* Required work
Write out the listing below in full and exactly, leaving out every picture.

* Data excerpt
┌────────
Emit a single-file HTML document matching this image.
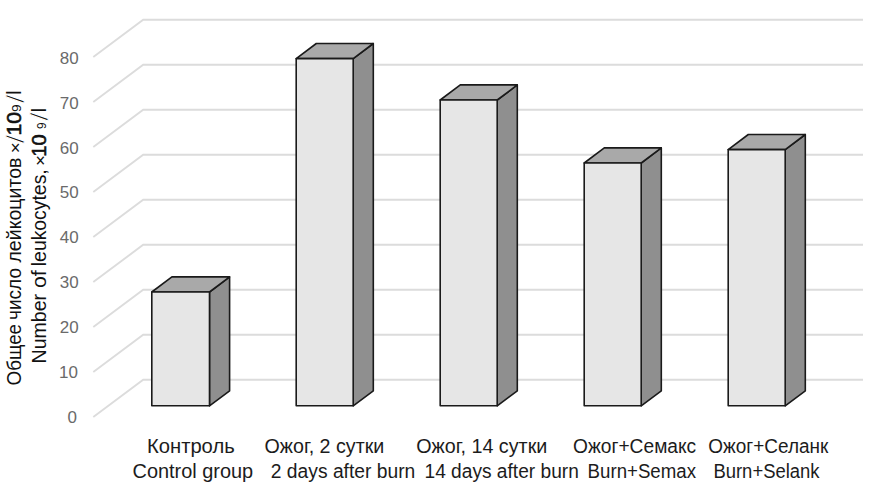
<!DOCTYPE html>
<html lang="ru">
<head>
<meta charset="utf-8">
<title>Общее число лейкоцитов</title>
<style>
html,body{margin:0;padding:0;background:#fff;}
body{width:878px;height:490px;overflow:hidden;}
svg{display:block;}
text{font-family:"Liberation Sans",sans-serif;}
.grid{stroke:#dcdcdc;stroke-width:1.9;fill:none;stroke-linejoin:miter;}
.num{font-size:15.6px;fill:#6a6a6a;text-anchor:end;}
.cat{font-size:19.5px;fill:#1c1c1c;}
.ttl{font-size:19.3px;fill:#111;}
.bar path{stroke:#1a1a1a;stroke-width:1.6;stroke-linejoin:round;}
.f{fill:#e6e6e6;}
.t{fill:#a9a9a9;}
.s{fill:#8f8f8f;}
</style>
</head>
<body>
<svg width="878" height="490" viewBox="0 0 878 490">
<rect width="878" height="490" fill="#fff"/>
<g class="grid">
<path d="M93.3 57.0L143.2 19.8H863"/>
<path d="M93.3 102.0L143.2 64.8H863"/>
<path d="M93.3 147.0L143.2 109.8H863"/>
<path d="M93.3 192.0L143.2 154.8H863"/>
<path d="M93.3 237.0L143.2 199.8H863"/>
<path d="M93.3 282.0L143.2 244.8H863"/>
<path d="M93.3 327.0L143.2 289.8H863"/>
<path d="M93.3 372.0L143.2 334.8H863"/>
<path d="M93.3 417.0L143.2 379.8H863"/>
</g>
<g class="num" transform="translate(78.6 -0.2) scale(1.09 1) translate(-78.6 0)">
<text x="78.6" y="64.0">80</text>
<text x="78.6" y="108.9">70</text>
<text x="78.6" y="153.8">60</text>
<text x="78.6" y="198.6">50</text>
<text x="78.6" y="243.5">40</text>
<text x="78.6" y="288.4">30</text>
<text x="78.6" y="333.3">20</text>
<text x="78.0" y="378.2">10</text>
<text x="77.0" y="423.0">0</text>
</g>
<g class="bar">
<path class="s" d="M209.5 292.0L229.6 276.9V390.9L209.5 405.8Z"/><path class="t" d="M151.8 292.0L171.9 276.9H229.6L209.5 292.0Z"/><path class="f" d="M151.8 292.0H209.5V405.8H151.8Z"/>
</g>
<g class="bar">
<path class="s" d="M353.2 58.6L373.3 43.5V390.9L353.2 405.8Z"/><path class="t" d="M296.2 58.6L316.3 43.5H373.3L353.2 58.6Z"/><path class="f" d="M296.2 58.6H353.2V405.8H296.2Z"/>
</g>
<g class="bar">
<path class="s" d="M497.2 100.0L517.3 84.9V390.9L497.2 405.8Z"/><path class="t" d="M440.2 100.0L460.3 84.9H517.3L497.2 100.0Z"/><path class="f" d="M440.2 100.0H497.2V405.8H440.2Z"/>
</g>
<g class="bar">
<path class="s" d="M641.2 163.0L661.3 147.9V390.9L641.2 405.8Z"/><path class="t" d="M584.2 163.0L604.3 147.9H661.3L641.2 163.0Z"/><path class="f" d="M584.2 163.0H641.2V405.8H584.2Z"/>
</g>
<g class="bar">
<path class="s" d="M785.2 149.6L805.3 134.5V390.9L785.2 405.8Z"/><path class="t" d="M728.2 149.6L748.3 134.5H805.3L785.2 149.6Z"/><path class="f" d="M728.2 149.6H785.2V405.8H728.2Z"/>
</g>
<g class="cat">
<text x="147.0" y="452.7" textLength="87.7" lengthAdjust="spacingAndGlyphs">Контроль</text>
<text x="132.5" y="477.7" textLength="120.7" lengthAdjust="spacingAndGlyphs">Control group</text>
<text x="264.5" y="452.7" textLength="119.8" lengthAdjust="spacingAndGlyphs">Ожог, 2 сутки</text>
<text x="270.8" y="477.7" textLength="144.5" lengthAdjust="spacingAndGlyphs">2 days after burn</text>
<text x="416.2" y="452.7" textLength="131.1" lengthAdjust="spacingAndGlyphs">Ожог, 14 сутки</text>
<text x="424.5" y="477.7" textLength="154.3" lengthAdjust="spacingAndGlyphs">14 days after burn</text>
<text x="573.0" y="452.7" textLength="123.2" lengthAdjust="spacingAndGlyphs">Ожог+Семакс</text>
<text x="587.6" y="477.7" textLength="108.4" lengthAdjust="spacingAndGlyphs">Burn+Semax</text>
<text x="708.3" y="452.7" textLength="120.0" lengthAdjust="spacingAndGlyphs">Ожог+Селанк</text>
<text x="713.4" y="477.7" textLength="106.2" lengthAdjust="spacingAndGlyphs">Burn+Selank</text>
</g>
<g class="ttl">
<text transform="translate(21.1 0) rotate(-90)"><tspan x="-385.4" y="0" textLength="61.4" lengthAdjust="spacingAndGlyphs">Общее</tspan> <tspan x="-320.0" y="0" textLength="52.0" lengthAdjust="spacingAndGlyphs">число</tspan> <tspan x="-262.6" y="0" textLength="105.1" lengthAdjust="spacingAndGlyphs">лейкоцитов</tspan> <tspan x="-153.2" y="0" font-size="16.5" textLength="11.0" lengthAdjust="spacingAndGlyphs">×</tspan><tspan x="-143.6" y="2.5" font-size="23" stroke="#fff" stroke-width="0.8" textLength="8.8" lengthAdjust="spacingAndGlyphs">/</tspan><tspan x="-135.4" y="0" stroke="#111" stroke-width="0.55" textLength="23.4" lengthAdjust="spacingAndGlyphs">10</tspan><tspan x="-111.9" y="0" font-size="13.5" textLength="7.6" lengthAdjust="spacingAndGlyphs">9</tspan><tspan x="-103.2" y="2.5" font-size="23" stroke="#fff" stroke-width="0.8" textLength="8.8" lengthAdjust="spacingAndGlyphs">/</tspan><tspan x="-94.8" y="0" textLength="4.4" lengthAdjust="spacingAndGlyphs">l</tspan></text>
<text transform="translate(45.9 0) rotate(-90)"><tspan x="-363.4" y="0" textLength="69.5" lengthAdjust="spacingAndGlyphs">Number</tspan> <tspan x="-288.1" y="0" textLength="17.8" lengthAdjust="spacingAndGlyphs">of</tspan> <tspan x="-266.2" y="0" textLength="96.9" lengthAdjust="spacingAndGlyphs">leukocytes,</tspan> <tspan x="-165.9" y="0" font-size="16.5" textLength="11.0" lengthAdjust="spacingAndGlyphs">×</tspan><tspan x="-156.7" y="0" stroke="#111" stroke-width="0.55" textLength="22.4" lengthAdjust="spacingAndGlyphs">10</tspan><tspan x="-129.0" y="0" font-size="13.5" textLength="6.6" lengthAdjust="spacingAndGlyphs">9</tspan><tspan x="-120.9" y="2.5" font-size="23" stroke="#fff" stroke-width="0.8" textLength="8.8" lengthAdjust="spacingAndGlyphs">/</tspan><tspan x="-112.3" y="0" textLength="4.4" lengthAdjust="spacingAndGlyphs">l</tspan></text>
</g>
</svg>
</body>
</html>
└────────
* Solution
Emit a single-file HTML document matching this image.
<!DOCTYPE html>
<html lang="ru">
<head>
<meta charset="utf-8">
<title>Общее число лейкоцитов</title>
<style>
html,body{margin:0;padding:0;background:#fff;}
body{width:878px;height:490px;overflow:hidden;}
svg{display:block;}
text{font-family:"Liberation Sans",sans-serif;}
.grid{stroke:#dcdcdc;stroke-width:1.9;fill:none;stroke-linejoin:miter;}
.num{font-size:15.6px;fill:#6a6a6a;text-anchor:end;}
.cat{font-size:19.5px;fill:#1c1c1c;}
.ttl{font-size:19.3px;fill:#111;}
.bar path{stroke:#1a1a1a;stroke-width:1.6;stroke-linejoin:round;}
.f{fill:#e6e6e6;}
.t{fill:#a9a9a9;}
.s{fill:#8f8f8f;}
</style>
</head>
<body>
<svg width="878" height="490" viewBox="0 0 878 490">
<rect width="878" height="490" fill="#fff"/>
<g class="grid">
<path d="M93.3 57.0L143.2 19.8H863"/>
<path d="M93.3 102.0L143.2 64.8H863"/>
<path d="M93.3 147.0L143.2 109.8H863"/>
<path d="M93.3 192.0L143.2 154.8H863"/>
<path d="M93.3 237.0L143.2 199.8H863"/>
<path d="M93.3 282.0L143.2 244.8H863"/>
<path d="M93.3 327.0L143.2 289.8H863"/>
<path d="M93.3 372.0L143.2 334.8H863"/>
<path d="M93.3 417.0L143.2 379.8H863"/>
</g>
<g class="num" transform="translate(78.6 -0.2) scale(1.09 1) translate(-78.6 0)">
<text x="78.6" y="64.0">80</text>
<text x="78.6" y="108.9">70</text>
<text x="78.6" y="153.8">60</text>
<text x="78.6" y="198.6">50</text>
<text x="78.6" y="243.5">40</text>
<text x="78.6" y="288.4">30</text>
<text x="78.6" y="333.3">20</text>
<text x="78.0" y="378.2">10</text>
<text x="77.0" y="423.0">0</text>
</g>
<g class="bar">
<path class="s" d="M209.5 292.0L229.6 276.9V390.9L209.5 405.8Z"/><path class="t" d="M151.8 292.0L171.9 276.9H229.6L209.5 292.0Z"/><path class="f" d="M151.8 292.0H209.5V405.8H151.8Z"/>
</g>
<g class="bar">
<path class="s" d="M353.2 58.6L373.3 43.5V390.9L353.2 405.8Z"/><path class="t" d="M296.2 58.6L316.3 43.5H373.3L353.2 58.6Z"/><path class="f" d="M296.2 58.6H353.2V405.8H296.2Z"/>
</g>
<g class="bar">
<path class="s" d="M497.2 100.0L517.3 84.9V390.9L497.2 405.8Z"/><path class="t" d="M440.2 100.0L460.3 84.9H517.3L497.2 100.0Z"/><path class="f" d="M440.2 100.0H497.2V405.8H440.2Z"/>
</g>
<g class="bar">
<path class="s" d="M641.2 163.0L661.3 147.9V390.9L641.2 405.8Z"/><path class="t" d="M584.2 163.0L604.3 147.9H661.3L641.2 163.0Z"/><path class="f" d="M584.2 163.0H641.2V405.8H584.2Z"/>
</g>
<g class="bar">
<path class="s" d="M785.2 149.6L805.3 134.5V390.9L785.2 405.8Z"/><path class="t" d="M728.2 149.6L748.3 134.5H805.3L785.2 149.6Z"/><path class="f" d="M728.2 149.6H785.2V405.8H728.2Z"/>
</g>
<g class="cat">
<text x="147.0" y="452.7" textLength="87.7" lengthAdjust="spacingAndGlyphs">Контроль</text>
<text x="132.5" y="477.7" textLength="120.7" lengthAdjust="spacingAndGlyphs">Control group</text>
<text x="264.5" y="452.7" textLength="119.8" lengthAdjust="spacingAndGlyphs">Ожог, 2 сутки</text>
<text x="270.8" y="477.7" textLength="144.5" lengthAdjust="spacingAndGlyphs">2 days after burn</text>
<text x="416.2" y="452.7" textLength="131.1" lengthAdjust="spacingAndGlyphs">Ожог, 14 сутки</text>
<text x="424.5" y="477.7" textLength="154.3" lengthAdjust="spacingAndGlyphs">14 days after burn</text>
<text x="573.0" y="452.7" textLength="123.2" lengthAdjust="spacingAndGlyphs">Ожог+Семакс</text>
<text x="587.6" y="477.7" textLength="108.4" lengthAdjust="spacingAndGlyphs">Burn+Semax</text>
<text x="708.3" y="452.7" textLength="120.0" lengthAdjust="spacingAndGlyphs">Ожог+Селанк</text>
<text x="713.4" y="477.7" textLength="106.2" lengthAdjust="spacingAndGlyphs">Burn+Selank</text>
</g>
<g class="ttl">
<text transform="translate(21.1 0) rotate(-90)"><tspan x="-385.4" y="0" textLength="61.4" lengthAdjust="spacingAndGlyphs">Общее</tspan> <tspan x="-320.0" y="0" textLength="52.0" lengthAdjust="spacingAndGlyphs">число</tspan> <tspan x="-262.6" y="0" textLength="105.1" lengthAdjust="spacingAndGlyphs">лейкоцитов</tspan> <tspan x="-153.2" y="0" font-size="16.5" textLength="11.0" lengthAdjust="spacingAndGlyphs">×</tspan><tspan x="-143.6" y="2.5" font-size="23" stroke="#fff" stroke-width="0.8" textLength="8.8" lengthAdjust="spacingAndGlyphs">/</tspan><tspan x="-135.4" y="0" stroke="#111" stroke-width="0.55" textLength="23.4" lengthAdjust="spacingAndGlyphs">10</tspan><tspan x="-111.9" y="0" font-size="13.5" textLength="7.6" lengthAdjust="spacingAndGlyphs">9</tspan><tspan x="-103.2" y="2.5" font-size="23" stroke="#fff" stroke-width="0.8" textLength="8.8" lengthAdjust="spacingAndGlyphs">/</tspan><tspan x="-94.8" y="0" textLength="4.4" lengthAdjust="spacingAndGlyphs">l</tspan></text>
<text transform="translate(45.9 0) rotate(-90)"><tspan x="-363.4" y="0" textLength="69.5" lengthAdjust="spacingAndGlyphs">Number</tspan> <tspan x="-288.1" y="0" textLength="17.8" lengthAdjust="spacingAndGlyphs">of</tspan> <tspan x="-266.2" y="0" textLength="96.9" lengthAdjust="spacingAndGlyphs">leukocytes,</tspan> <tspan x="-165.9" y="0" font-size="16.5" textLength="11.0" lengthAdjust="spacingAndGlyphs">×</tspan><tspan x="-156.7" y="0" stroke="#111" stroke-width="0.55" textLength="22.4" lengthAdjust="spacingAndGlyphs">10</tspan><tspan x="-129.0" y="0" font-size="13.5" textLength="6.6" lengthAdjust="spacingAndGlyphs">9</tspan><tspan x="-120.9" y="2.5" font-size="23" stroke="#fff" stroke-width="0.8" textLength="8.8" lengthAdjust="spacingAndGlyphs">/</tspan><tspan x="-112.3" y="0" textLength="4.4" lengthAdjust="spacingAndGlyphs">l</tspan></text>
</g>
</svg>
</body>
</html>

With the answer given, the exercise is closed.